The Arena di Verona is a Roman amphitheatre in the heart of Verona, built around 30 AD — in the 1st century, when the town was a thriving Roman colony. It was raised just outside the original city walls, and only in 265 AD, when the emperor Gallienus extended the walls, did the amphitheatre become part of the city it now anchors. Constructed from the pink-and-white limestone of the nearby Valpolicella hills, the elliptical structure could seat roughly 30,000 spectators, who came to watch gladiatorial contests. It is the third-largest surviving Roman amphitheatre, after the Colosseum in Rome and the amphitheatre at ancient Capua, and one of the best-preserved anywhere in the world.
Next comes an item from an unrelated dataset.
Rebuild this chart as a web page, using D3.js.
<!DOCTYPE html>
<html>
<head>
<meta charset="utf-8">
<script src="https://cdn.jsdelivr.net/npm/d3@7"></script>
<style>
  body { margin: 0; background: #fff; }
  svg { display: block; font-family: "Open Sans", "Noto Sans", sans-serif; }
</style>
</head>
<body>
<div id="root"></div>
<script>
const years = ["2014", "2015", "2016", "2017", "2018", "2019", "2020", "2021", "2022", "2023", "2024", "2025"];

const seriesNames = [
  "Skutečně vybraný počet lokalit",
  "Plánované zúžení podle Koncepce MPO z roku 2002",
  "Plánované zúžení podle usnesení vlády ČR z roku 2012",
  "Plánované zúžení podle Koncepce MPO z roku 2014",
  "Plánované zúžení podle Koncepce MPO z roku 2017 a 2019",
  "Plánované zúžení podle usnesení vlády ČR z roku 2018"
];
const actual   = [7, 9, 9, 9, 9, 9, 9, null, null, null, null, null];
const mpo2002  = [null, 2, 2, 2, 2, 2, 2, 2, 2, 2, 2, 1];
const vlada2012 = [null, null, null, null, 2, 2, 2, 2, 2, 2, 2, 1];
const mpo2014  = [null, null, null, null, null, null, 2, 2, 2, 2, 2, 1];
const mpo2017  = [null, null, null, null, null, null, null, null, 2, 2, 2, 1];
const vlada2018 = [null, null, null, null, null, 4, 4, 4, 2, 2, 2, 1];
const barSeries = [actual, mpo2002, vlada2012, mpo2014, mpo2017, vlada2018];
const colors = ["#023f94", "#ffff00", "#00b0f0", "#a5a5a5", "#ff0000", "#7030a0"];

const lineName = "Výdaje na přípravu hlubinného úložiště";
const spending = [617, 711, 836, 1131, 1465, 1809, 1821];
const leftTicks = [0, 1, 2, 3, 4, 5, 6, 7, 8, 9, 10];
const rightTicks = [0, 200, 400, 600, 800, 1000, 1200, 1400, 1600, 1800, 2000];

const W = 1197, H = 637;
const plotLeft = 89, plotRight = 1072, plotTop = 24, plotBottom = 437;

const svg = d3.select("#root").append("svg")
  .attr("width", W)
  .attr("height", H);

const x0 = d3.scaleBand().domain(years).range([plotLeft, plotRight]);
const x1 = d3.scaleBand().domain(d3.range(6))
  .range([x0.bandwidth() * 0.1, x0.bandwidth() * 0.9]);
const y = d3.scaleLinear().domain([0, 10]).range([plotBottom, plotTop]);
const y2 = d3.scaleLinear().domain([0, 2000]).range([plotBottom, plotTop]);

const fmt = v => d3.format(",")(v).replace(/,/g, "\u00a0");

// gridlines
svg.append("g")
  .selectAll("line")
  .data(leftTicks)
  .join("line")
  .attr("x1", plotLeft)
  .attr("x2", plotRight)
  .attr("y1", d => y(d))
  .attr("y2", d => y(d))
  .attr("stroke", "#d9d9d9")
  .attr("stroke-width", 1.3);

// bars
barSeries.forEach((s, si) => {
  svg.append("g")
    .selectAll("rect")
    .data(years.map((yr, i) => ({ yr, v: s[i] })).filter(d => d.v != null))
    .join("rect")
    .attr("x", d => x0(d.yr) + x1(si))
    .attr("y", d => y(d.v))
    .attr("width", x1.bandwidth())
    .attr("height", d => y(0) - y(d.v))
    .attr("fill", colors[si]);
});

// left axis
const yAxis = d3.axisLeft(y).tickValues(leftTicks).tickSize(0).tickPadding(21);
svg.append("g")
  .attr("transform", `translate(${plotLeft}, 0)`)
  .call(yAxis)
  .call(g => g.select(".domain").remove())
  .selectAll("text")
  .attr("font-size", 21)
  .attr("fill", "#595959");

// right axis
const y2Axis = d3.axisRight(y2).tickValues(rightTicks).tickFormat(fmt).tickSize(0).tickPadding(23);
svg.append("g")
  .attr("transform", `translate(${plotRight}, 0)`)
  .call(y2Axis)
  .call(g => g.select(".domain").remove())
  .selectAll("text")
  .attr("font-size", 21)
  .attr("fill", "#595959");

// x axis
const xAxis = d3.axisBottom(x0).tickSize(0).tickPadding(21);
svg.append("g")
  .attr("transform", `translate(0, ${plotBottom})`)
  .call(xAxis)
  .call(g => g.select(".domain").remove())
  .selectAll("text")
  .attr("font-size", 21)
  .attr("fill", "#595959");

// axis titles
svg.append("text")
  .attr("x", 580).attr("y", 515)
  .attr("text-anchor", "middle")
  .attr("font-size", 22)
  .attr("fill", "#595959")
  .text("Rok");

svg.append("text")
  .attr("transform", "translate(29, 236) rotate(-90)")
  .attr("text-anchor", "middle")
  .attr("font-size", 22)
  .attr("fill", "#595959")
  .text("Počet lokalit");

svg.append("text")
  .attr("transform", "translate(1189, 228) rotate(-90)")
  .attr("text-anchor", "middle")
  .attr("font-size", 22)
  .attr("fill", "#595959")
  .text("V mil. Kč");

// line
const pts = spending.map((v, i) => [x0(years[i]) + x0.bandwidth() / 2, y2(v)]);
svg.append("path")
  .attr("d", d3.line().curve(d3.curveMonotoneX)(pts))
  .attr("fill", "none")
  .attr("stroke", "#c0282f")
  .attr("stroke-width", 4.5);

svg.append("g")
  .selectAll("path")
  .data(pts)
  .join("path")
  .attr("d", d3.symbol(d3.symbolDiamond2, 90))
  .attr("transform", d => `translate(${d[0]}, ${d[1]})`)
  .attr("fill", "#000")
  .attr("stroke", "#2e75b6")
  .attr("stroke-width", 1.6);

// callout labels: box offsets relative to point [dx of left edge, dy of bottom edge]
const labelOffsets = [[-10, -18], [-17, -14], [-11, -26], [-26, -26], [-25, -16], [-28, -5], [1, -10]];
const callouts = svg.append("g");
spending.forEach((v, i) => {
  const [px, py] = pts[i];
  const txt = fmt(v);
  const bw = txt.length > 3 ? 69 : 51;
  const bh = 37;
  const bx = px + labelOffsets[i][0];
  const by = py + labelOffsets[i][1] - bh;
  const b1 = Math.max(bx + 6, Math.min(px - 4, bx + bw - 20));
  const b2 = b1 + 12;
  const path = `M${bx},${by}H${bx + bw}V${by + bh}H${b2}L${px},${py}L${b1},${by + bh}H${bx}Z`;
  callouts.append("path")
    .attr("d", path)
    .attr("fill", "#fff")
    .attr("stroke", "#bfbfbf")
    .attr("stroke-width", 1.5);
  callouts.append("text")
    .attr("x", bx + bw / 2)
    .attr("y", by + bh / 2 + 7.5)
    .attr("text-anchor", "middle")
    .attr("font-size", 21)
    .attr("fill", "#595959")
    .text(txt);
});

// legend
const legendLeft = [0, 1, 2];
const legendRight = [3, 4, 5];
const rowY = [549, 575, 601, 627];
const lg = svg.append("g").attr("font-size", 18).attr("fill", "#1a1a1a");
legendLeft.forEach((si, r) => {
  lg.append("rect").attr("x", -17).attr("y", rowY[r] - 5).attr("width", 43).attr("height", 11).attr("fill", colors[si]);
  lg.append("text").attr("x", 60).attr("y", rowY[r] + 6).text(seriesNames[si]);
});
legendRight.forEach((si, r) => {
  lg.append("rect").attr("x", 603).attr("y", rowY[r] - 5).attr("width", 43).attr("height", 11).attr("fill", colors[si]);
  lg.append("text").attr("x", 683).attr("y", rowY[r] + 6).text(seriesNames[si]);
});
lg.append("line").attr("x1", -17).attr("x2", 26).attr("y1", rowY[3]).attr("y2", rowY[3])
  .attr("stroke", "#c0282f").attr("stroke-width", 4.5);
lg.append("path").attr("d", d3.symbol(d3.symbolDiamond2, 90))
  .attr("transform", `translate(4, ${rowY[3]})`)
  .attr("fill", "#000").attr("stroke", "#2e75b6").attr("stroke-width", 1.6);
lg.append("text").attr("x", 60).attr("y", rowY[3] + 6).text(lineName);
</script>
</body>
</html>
The Arena stands in Piazza Bra, Verona's grandest square, and dominates it completely — a full ring of stone tiers open to the sky. An exceptionally violent earthquake on 3 January 1117 destroyed almost the whole of the outer ring; what survives of that monumental outer facade is a four-arch fragment known as the Ala (the 'Wing'), which still rises above the surrounding wall and hints at how tall the original exterior once stood. The inner ring of arches and the tiered seating, remarkably, came through the centuries largely intact, which is why the interior still reads so clearly as a working Roman arena.
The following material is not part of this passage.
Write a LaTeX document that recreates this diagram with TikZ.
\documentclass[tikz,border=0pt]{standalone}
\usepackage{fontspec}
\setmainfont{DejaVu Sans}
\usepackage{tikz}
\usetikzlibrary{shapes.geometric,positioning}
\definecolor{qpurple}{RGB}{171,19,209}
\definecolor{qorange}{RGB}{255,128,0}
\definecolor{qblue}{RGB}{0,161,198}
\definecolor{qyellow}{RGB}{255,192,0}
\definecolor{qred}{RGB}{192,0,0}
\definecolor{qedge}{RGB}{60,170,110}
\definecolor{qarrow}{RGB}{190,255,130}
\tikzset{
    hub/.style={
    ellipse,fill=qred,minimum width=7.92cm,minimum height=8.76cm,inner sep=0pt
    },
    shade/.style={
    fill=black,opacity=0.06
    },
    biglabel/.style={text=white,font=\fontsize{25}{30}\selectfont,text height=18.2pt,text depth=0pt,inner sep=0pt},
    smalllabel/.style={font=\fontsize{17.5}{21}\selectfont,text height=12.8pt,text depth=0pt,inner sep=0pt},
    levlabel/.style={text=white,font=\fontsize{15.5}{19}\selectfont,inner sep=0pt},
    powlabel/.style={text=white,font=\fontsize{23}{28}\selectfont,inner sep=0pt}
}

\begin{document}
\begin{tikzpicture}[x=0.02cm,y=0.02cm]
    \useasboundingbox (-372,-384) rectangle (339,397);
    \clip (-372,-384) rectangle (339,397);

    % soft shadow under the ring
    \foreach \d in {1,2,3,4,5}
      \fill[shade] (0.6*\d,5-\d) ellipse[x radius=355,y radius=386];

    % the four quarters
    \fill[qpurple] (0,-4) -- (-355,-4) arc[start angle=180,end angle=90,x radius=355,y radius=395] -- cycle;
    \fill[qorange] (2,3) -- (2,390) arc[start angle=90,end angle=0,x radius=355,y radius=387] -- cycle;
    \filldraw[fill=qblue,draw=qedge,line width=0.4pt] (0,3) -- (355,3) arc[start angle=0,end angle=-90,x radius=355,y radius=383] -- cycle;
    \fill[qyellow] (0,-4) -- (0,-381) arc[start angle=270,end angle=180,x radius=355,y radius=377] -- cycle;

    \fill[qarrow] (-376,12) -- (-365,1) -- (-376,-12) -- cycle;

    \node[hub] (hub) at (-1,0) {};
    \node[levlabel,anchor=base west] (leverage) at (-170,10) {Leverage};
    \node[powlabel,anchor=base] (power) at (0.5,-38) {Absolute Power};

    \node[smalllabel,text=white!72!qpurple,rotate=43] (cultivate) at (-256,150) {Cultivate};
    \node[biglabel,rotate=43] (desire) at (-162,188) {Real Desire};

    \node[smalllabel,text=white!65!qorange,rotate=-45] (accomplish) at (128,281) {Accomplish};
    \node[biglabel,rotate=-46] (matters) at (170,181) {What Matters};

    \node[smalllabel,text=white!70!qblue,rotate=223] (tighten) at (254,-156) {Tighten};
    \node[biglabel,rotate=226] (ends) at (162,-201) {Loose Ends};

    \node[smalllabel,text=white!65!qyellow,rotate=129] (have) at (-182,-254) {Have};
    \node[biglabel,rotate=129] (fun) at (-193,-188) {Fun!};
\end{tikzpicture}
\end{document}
Verona itself was inscribed by UNESCO as a World Heritage Site in 2000, recognised as an outstanding example of a town that developed continuously over two thousand years, carrying artistic elements of the highest quality from Roman, medieval, and Renaissance periods. The Arena is the city's defining monument and a centrepiece of that inscription — a rare survivor of the Roman world that has never fallen out of use.
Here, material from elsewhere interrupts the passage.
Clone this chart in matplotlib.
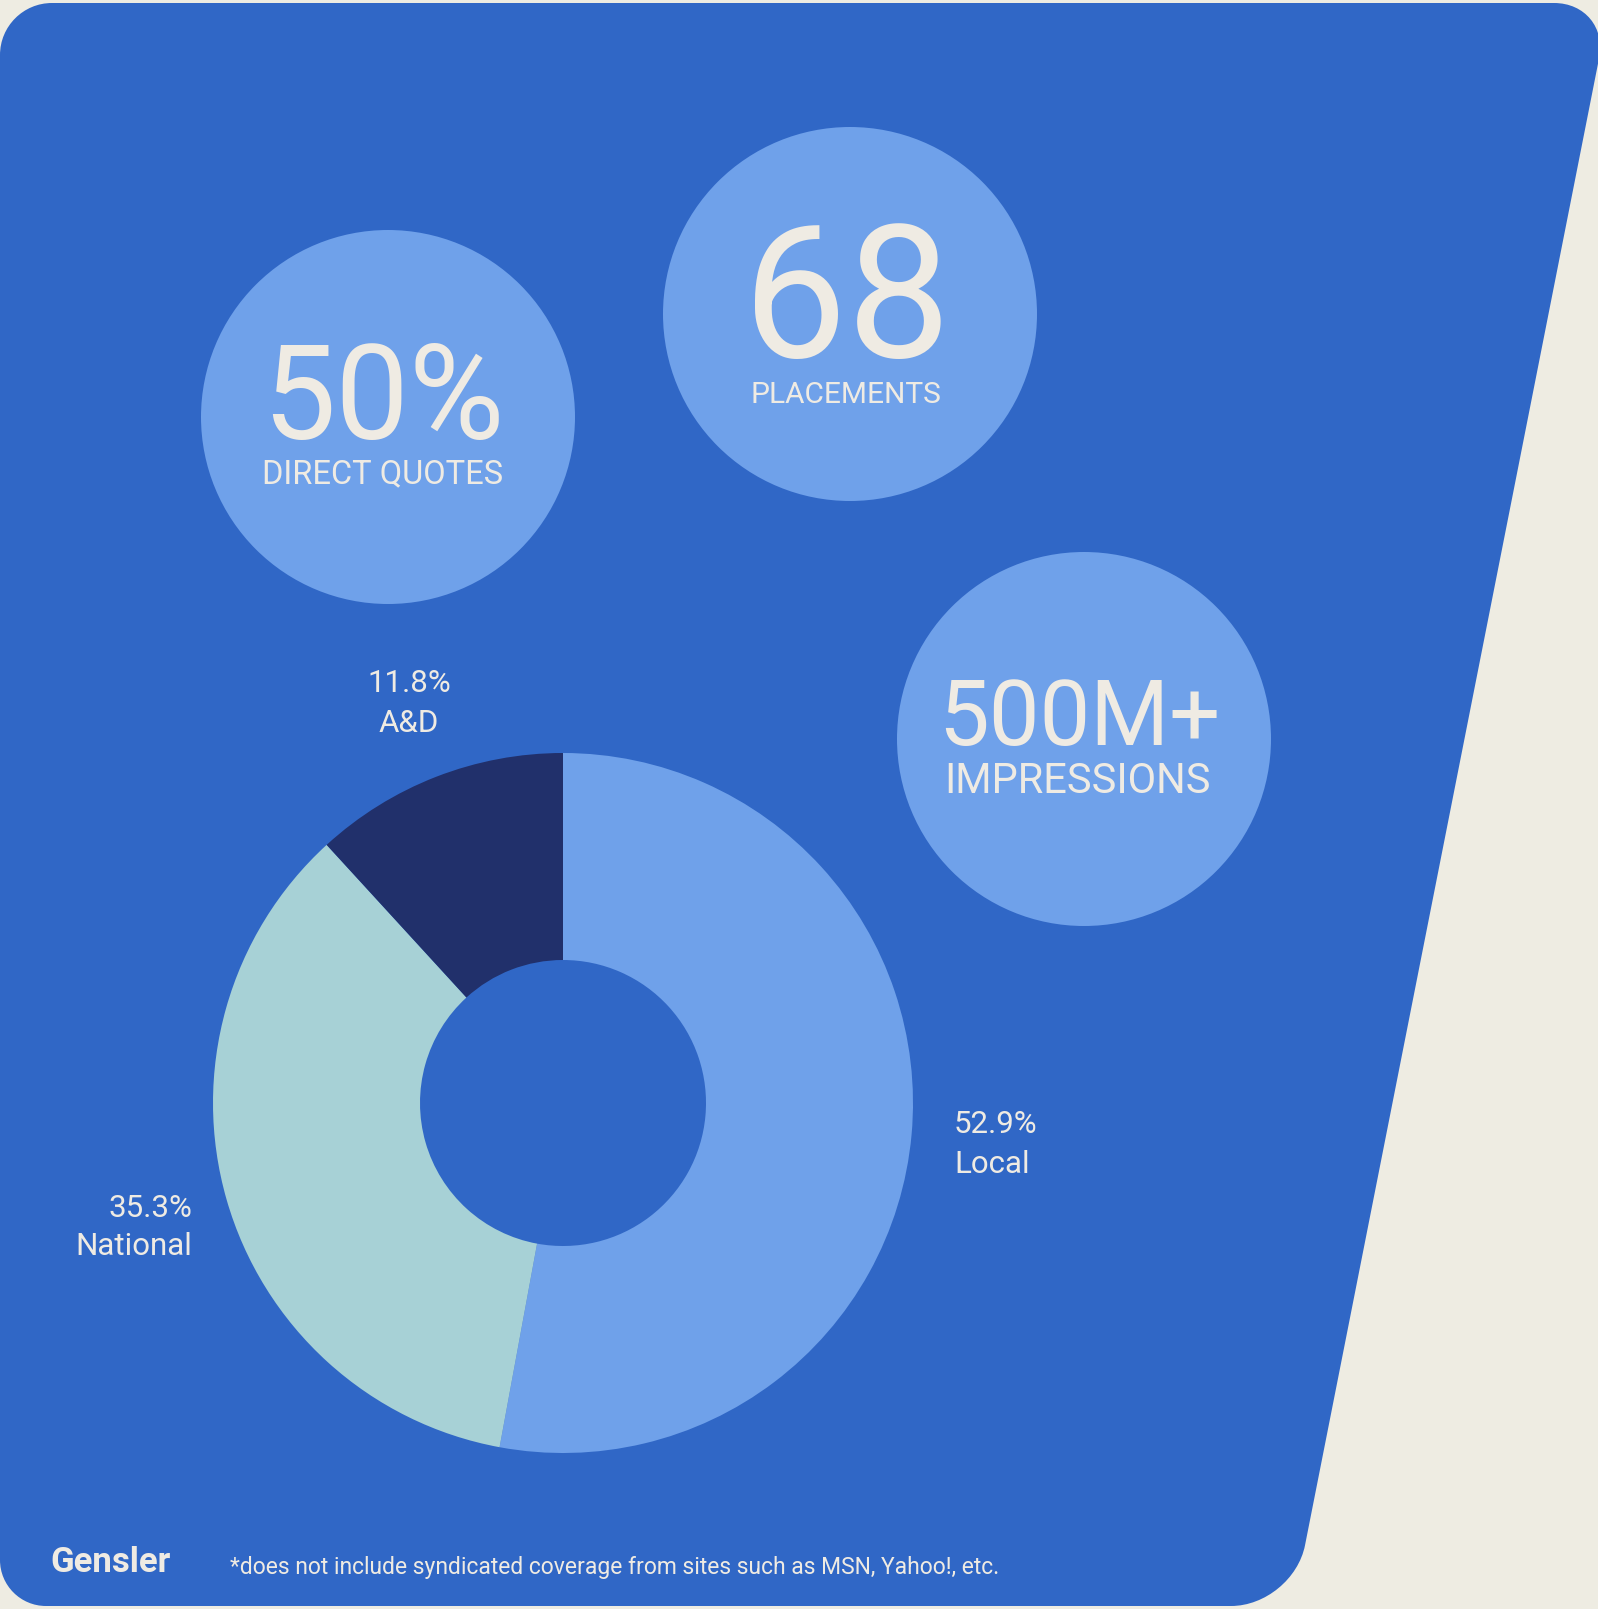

That continuity of use is the Arena's most remarkable feature. Where most Roman amphitheatres are ruins, this one still fills. Since 1913 it has hosted a celebrated summer opera festival, and its acoustics and vast tiered seating have made it a stage for more than a century. A daytime visit lets you have the monument on its own terms — walking the arena floor, climbing the ancient steps, and standing where 30,000 Romans once sat, long before the evening crowds and stage lights arrive.